"But it was that extraordinary look of alive intelligence that was the most uncanny thing about them. No one, no matter how little he knew of natural history in general or of the Moon's Vegetable Kingdom, could see those wonderful flowers without immediately being arrested by this peculiar character. You felt at once that you were in the presence of people rather than plants; and to talk with them, or to try to, seemed the most natural thing in the world."
―Tommy Stubbins

Vanity Lilies are a sapient species of plants native to the Earth's moon.


Like most plants, Vanity Lilies are sessile creatures, although still capable of a wide variety of movements. Their stems are long and slender. and their flowers are trumpet-shaped, with a diameter of about 18 inches (~ 45.7 cm). The flowers are cream-colored with patches of violet and orange grouped around a central black tongue. Their leaves are deep olive-green. Tommy Stubbins has described them as the most beautiful flowers he's ever seen, and compared their movements to a group of people "whispering and gossiping at a party".
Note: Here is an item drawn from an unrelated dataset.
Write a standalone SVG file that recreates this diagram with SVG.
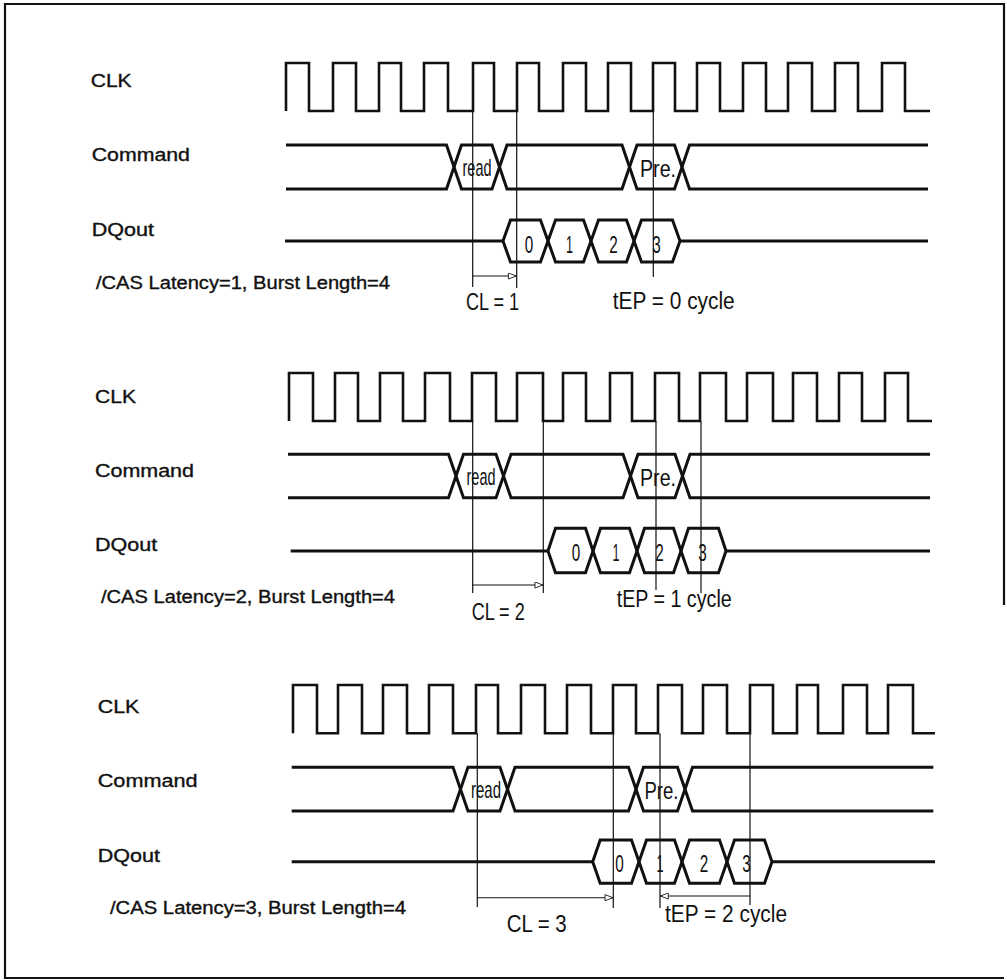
<svg xmlns="http://www.w3.org/2000/svg" width="1007" height="980" viewBox="0 0 1007 980">
<style>
  .bg{fill:#fff}
  .frame{fill:none;stroke:#111;stroke-width:2.2}
  .clk{fill:none;stroke:#111;stroke-width:2.6;stroke-linejoin:miter}
  .sig{fill:none;stroke:#111;stroke-width:3;stroke-linejoin:miter}
  .ref{fill:none;stroke:#111;stroke-width:1.2}
  .dim{fill:none;stroke:#111;stroke-width:1.1}
  .lbl{font-family:"Liberation Sans",Arial,sans-serif;font-size:17.5px;fill:#111;stroke:#111;stroke-width:0.35}
  .ann{font-family:"Liberation Sans",Arial,sans-serif;font-size:23px;fill:#111}
  .val{font-family:"Liberation Sans",Arial,sans-serif;font-size:24px;fill:#111;text-anchor:middle}
</style>
<defs>
  <marker id="ah" viewBox="0 0 10 8" refX="10" refY="4" markerWidth="10" markerHeight="7" markerUnits="userSpaceOnUse" orient="auto">
    <path d="M0.5,0.5 L9.5,4 L0.5,7.5 Z" fill="#fff" stroke="#111" stroke-width="1"/>
  </marker>
</defs>
<rect class="bg" x="0" y="0" width="1007" height="980"/>
<path class="frame" d="M1004,605 V4 H5 V978 H1004"/>

<!-- Panel 1 : CAS Latency = 1 -->
<g id="panel1">
  <g id="p1-labels">
    <text class="lbl" x="90.7" y="86.7" textLength="41" lengthAdjust="spacingAndGlyphs">CLK</text>
    <text class="lbl" x="91.7" y="161" textLength="98.3" lengthAdjust="spacingAndGlyphs">Command</text>
    <text class="lbl" x="91.7" y="235.7" textLength="62.3" lengthAdjust="spacingAndGlyphs">DQout</text>
    <text class="lbl" x="96" y="288.5" textLength="294" lengthAdjust="spacingAndGlyphs">/CAS Latency=1, Burst Length=4</text>
  </g>
  <g id="p1-clk">
    <path class="clk" d="M286,111 V63 H309 V111 H333 V63 H356 V111 H379 V63 H401 V111 H424 V63 H448 V111 H473 V63 H494 V111 H517 V63 H539 V111 H563 V63 H586 V111 H608 V63 H631 V111 H653 V63 H675 V111 H697 V63 H720 V111 H743 V63 H766 V111 H788 V63 H812 V111 H835 V63 H858 V111 H882 V63 H905 V111 H930"/>
  </g>
  <g id="p1-cmd">
    <path class="sig" d="M286,145 H446.5 L454,167 L446.5,189 H286"/>
    <path class="sig" d="M454,167 L461.5,145 H492 L499.5,167 L492,189 H461.5 Z"/>
    <path class="sig" d="M499.5,167 L507,145 H622 L629.5,167 L622,189 H507 Z"/>
    <path class="sig" d="M629.5,167 L637,145 H674.5 L682,167 L674.5,189 H637 Z"/>
    <path class="sig" d="M928,145 H689.5 L682,167 L689.5,189 H928"/>
    <text class="val" x="477" y="176" textLength="29" lengthAdjust="spacingAndGlyphs">read</text>
    <text class="val" x="658" y="177" textLength="36" lengthAdjust="spacingAndGlyphs">Pre.</text>
  </g>
  <g id="p1-dq">
    <path class="sig" d="M285,241 H503"/>
    <path class="sig" d="M503,241 L510.5,220 H540.5 L548,241 L540.5,262 H510.5 Z"/>
    <path class="sig" d="M548,241 L555.5,220 H583.5 L591,241 L583.5,262 H555.5 Z"/>
    <path class="sig" d="M591,241 L598.5,220 H626.5 L634,241 L626.5,262 H598.5 Z"/>
    <path class="sig" d="M634,241 L641.5,220 H672.5 L680,241 L672.5,262 H641.5 Z"/>
    <path class="sig" d="M680,241 H928"/>
    <text class="val" x="529" y="252.5" textLength="8.5" lengthAdjust="spacingAndGlyphs">0</text>
    <text class="val" x="569.5" y="252.5" textLength="7" lengthAdjust="spacingAndGlyphs">1</text>
    <text class="val" x="613.5" y="252.5" textLength="8.5" lengthAdjust="spacingAndGlyphs">2</text>
    <text class="val" x="656.5" y="252.5" textLength="8.5" lengthAdjust="spacingAndGlyphs">3</text>
  </g>
</g>

<!-- Panel 2 : CAS Latency = 2 -->
<g id="panel2">
  <g id="p2-labels">
    <text class="lbl" x="95" y="403.3" textLength="41" lengthAdjust="spacingAndGlyphs">CLK</text>
    <text class="lbl" x="95" y="477.3" textLength="99" lengthAdjust="spacingAndGlyphs">Command</text>
    <text class="lbl" x="95" y="551" textLength="62.3" lengthAdjust="spacingAndGlyphs">DQout</text>
    <text class="lbl" x="101" y="602.5" textLength="294" lengthAdjust="spacingAndGlyphs">/CAS Latency=2, Burst Length=4</text>
  </g>
  <g id="p2-clk">
    <path class="clk" d="M289,421 V373 H313 V421 H335 V373 H358 V421 H380 V373 H403 V421 H425 V373 H450 V421 H472 V373 H496 V421 H517 V373 H543 V421 H563 V373 H586 V421 H610 V373 H632 V421 H655 V373 H679 V421 H700 V373 H726 V421 H747 V373 H773 V421 H793 V373 H817 V421 H839 V373 H862 V421 H885 V373 H908 V421 H932"/>
  </g>
  <g id="p2-cmd">
    <path class="sig" d="M288,454.3 H448.5 L456,476 L448.5,497.7 H288"/>
    <path class="sig" d="M456,476 L463.5,454.3 H496 L503.5,476 L496,497.7 H463.5 Z"/>
    <path class="sig" d="M503.5,476 L511,454.3 H623 L630.5,476 L623,497.7 H511 Z"/>
    <path class="sig" d="M630.5,476 L638,454.3 H675 L682.5,476 L675,497.7 H638 Z"/>
    <path class="sig" d="M930,454.3 H690 L682.5,476 L690,497.7 H930"/>
    <text class="val" x="481" y="485" textLength="29" lengthAdjust="spacingAndGlyphs">read</text>
    <text class="val" x="658" y="486" textLength="36" lengthAdjust="spacingAndGlyphs">Pre.</text>
  </g>
  <g id="p2-dq">
    <path class="sig" d="M290.7,551 H548"/>
    <path class="sig" d="M548,551 L555.5,528.3 H585.5 L593,551 L585.5,572.7 H555.5 Z"/>
    <path class="sig" d="M593,551 L600.5,528.3 H629.5 L637,551 L629.5,572.7 H600.5 Z"/>
    <path class="sig" d="M637,551 L644.5,528.3 H673.5 L681,551 L673.5,572.7 H644.5 Z"/>
    <path class="sig" d="M681,551 L688.5,528.3 H718.5 L726,551 L718.5,572.7 H688.5 Z"/>
    <path class="sig" d="M726,551 H930"/>
    <text class="val" x="576" y="561" textLength="8.5" lengthAdjust="spacingAndGlyphs">0</text>
    <text class="val" x="616" y="561" textLength="7" lengthAdjust="spacingAndGlyphs">1</text>
    <text class="val" x="659.5" y="561" textLength="8.5" lengthAdjust="spacingAndGlyphs">2</text>
    <text class="val" x="702.5" y="561" textLength="8.5" lengthAdjust="spacingAndGlyphs">3</text>
  </g>
</g>

<!-- Panel 3 : CAS Latency = 3 -->
<g id="panel3">
  <g id="p3-labels">
    <text class="lbl" x="97.7" y="713.3" textLength="41.7" lengthAdjust="spacingAndGlyphs">CLK</text>
    <text class="lbl" x="97.7" y="786.7" textLength="100" lengthAdjust="spacingAndGlyphs">Command</text>
    <text class="lbl" x="97.7" y="861.7" textLength="62.3" lengthAdjust="spacingAndGlyphs">DQout</text>
    <text class="lbl" x="110" y="913.5" textLength="296" lengthAdjust="spacingAndGlyphs">/CAS Latency=3, Burst Length=4</text>
  </g>
  <g id="p3-clk">
    <path class="clk" d="M293,733.3 V685 H317 V733.3 H338 V685 H362 V733.3 H383 V685 H407 V733.3 H429 V685 H453 V733.3 H476 V685 H498 V733.3 H521 V685 H545 V733.3 H567 V685 H591 V733.3 H613 V685 H636 V733.3 H658 V685 H682 V733.3 H703 V685 H727 V733.3 H750 V685 H773 V733.3 H797 V685 H818 V733.3 H843 V685 H867 V733.3 H888 V685 H913 V733.3 H935"/>
  </g>
  <g id="p3-cmd">
    <path class="sig" d="M291.7,767.3 H453 L460.5,789.2 L453,811 H291.7"/>
    <path class="sig" d="M460.5,789.2 L468,767.3 H500 L507.5,789.2 L500,811 H468 Z"/>
    <path class="sig" d="M507.5,789.2 L515,767.3 H628.5 L636,789.2 L628.5,811 H515 Z"/>
    <path class="sig" d="M636,789.2 L643.5,767.3 H677.5 L685,789.2 L677.5,811 H643.5 Z"/>
    <path class="sig" d="M933.3,767.3 H692.5 L685,789.2 L692.5,811 H933.3"/>
    <text class="val" x="486" y="798" textLength="30" lengthAdjust="spacingAndGlyphs">read</text>
    <text class="val" x="661.5" y="799" textLength="34" lengthAdjust="spacingAndGlyphs">Pre.</text>
  </g>
  <g id="p3-dq">
    <path class="sig" d="M291.7,861.7 H592.7"/>
    <path class="sig" d="M592.7,861.7 L600.2,840 H631.5 L639,861.7 L631.5,883.3 H600.2 Z"/>
    <path class="sig" d="M639,861.7 L646.5,840 H674.5 L682,861.7 L674.5,883.3 H646.5 Z"/>
    <path class="sig" d="M682,861.7 L689.5,840 H719.5 L727,861.7 L719.5,883.3 H689.5 Z"/>
    <path class="sig" d="M727,861.7 L734.5,840 H764.5 L772,861.7 L764.5,883.3 H734.5 Z"/>
    <path class="sig" d="M772,861.7 H935"/>
    <text class="val" x="619.5" y="872" textLength="8.5" lengthAdjust="spacingAndGlyphs">0</text>
    <text class="val" x="660" y="872" textLength="7" lengthAdjust="spacingAndGlyphs">1</text>
    <text class="val" x="704" y="872" textLength="8.5" lengthAdjust="spacingAndGlyphs">2</text>
    <text class="val" x="746.5" y="872" textLength="8.5" lengthAdjust="spacingAndGlyphs">3</text>
  </g>
</g>

<!-- Timing reference lines, dimension arrows and their labels -->
<g id="connectors">
  <!-- panel 1 -->
  <line class="ref" x1="472.7" y1="111" x2="472.7" y2="287"/>
  <line class="ref" x1="516.7" y1="111" x2="516.7" y2="288"/>
  <line class="ref" x1="653.3" y1="111" x2="653.3" y2="277"/>
  <line class="dim" x1="472.7" y1="276" x2="516.7" y2="276" marker-end="url(#ah)"/>
  <text class="ann" x="466" y="310" textLength="53" lengthAdjust="spacingAndGlyphs">CL = 1</text>
  <text class="ann" x="612.7" y="308.5" textLength="122" lengthAdjust="spacingAndGlyphs">tEP = 0 cycle</text>
  <!-- panel 2 -->
  <line class="ref" x1="472.7" y1="421" x2="472.7" y2="593"/>
  <line class="ref" x1="543.3" y1="421" x2="543.3" y2="593"/>
  <line class="ref" x1="656" y1="421" x2="656" y2="590"/>
  <line class="ref" x1="701" y1="421" x2="701" y2="593"/>
  <line class="dim" x1="472.7" y1="585" x2="543.3" y2="585" marker-end="url(#ah)"/>
  <text class="ann" x="471.7" y="620" textLength="53" lengthAdjust="spacingAndGlyphs">CL = 2</text>
  <text class="ann" x="616.7" y="607" textLength="115" lengthAdjust="spacingAndGlyphs">tEP = 1 cycle</text>
  <!-- panel 3 -->
  <line class="ref" x1="477.3" y1="733.3" x2="477.3" y2="907"/>
  <line class="ref" x1="613.3" y1="733.3" x2="613.3" y2="908"/>
  <line class="ref" x1="660" y1="733.3" x2="660" y2="908"/>
  <line class="ref" x1="750" y1="733.3" x2="750" y2="905"/>
  <line class="dim" x1="477.3" y1="897.7" x2="613.3" y2="897.7" marker-end="url(#ah)"/>
  <line class="dim" x1="750" y1="896" x2="660" y2="896" marker-end="url(#ah)"/>
  <text class="ann" x="506.7" y="932" textLength="60" lengthAdjust="spacingAndGlyphs">CL = 3</text>
  <text class="ann" x="665" y="922" textLength="122" lengthAdjust="spacingAndGlyphs">tEP = 2 cycle</text>
</g>
</svg>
One of the most notable abilities of the Lilies is to produce a wide variety of different aromas at will, ranging from a plethora of agreeable scents to some that are so noxious they might induce faintness. They also possess the faculty of sight, even though they don't have visible eyes. They can, in fact, detect not only light, but also colors and images. Like all life forms of the moon, they can live for centuries.

Culture and societyEdit

Vanity Lilies are a particularly intelligent, friendly and gregarious species, standing out even amidst the other, similarly sapient flora of the moon. Dr. Dolittle credited their intelligence and helpful nature to explain how he managed to learn their language and converse with them in a relatively short period.

Their language largely consists of movements, although the type of movement differs between the idiom they use among themselves and others that are employed to speak to different kinds of plants, as well as to the bees that come to feed on their nectar and pollinate them.

They spend their days in idle chatting and, when questioned about whether they wish they weren't sessile, claim that they feel no desire to leave their spots whatsoever, and are very content to communicate with more distant individuals by sending messages via the bees and other insects.

The reason they've been named Vanity Lilies is that they're very conscious about their looks and get upset if birds or insects mess with their delicate petals or pistils. Those who grow close enough to ponds or streams love to look at their own reflections in water.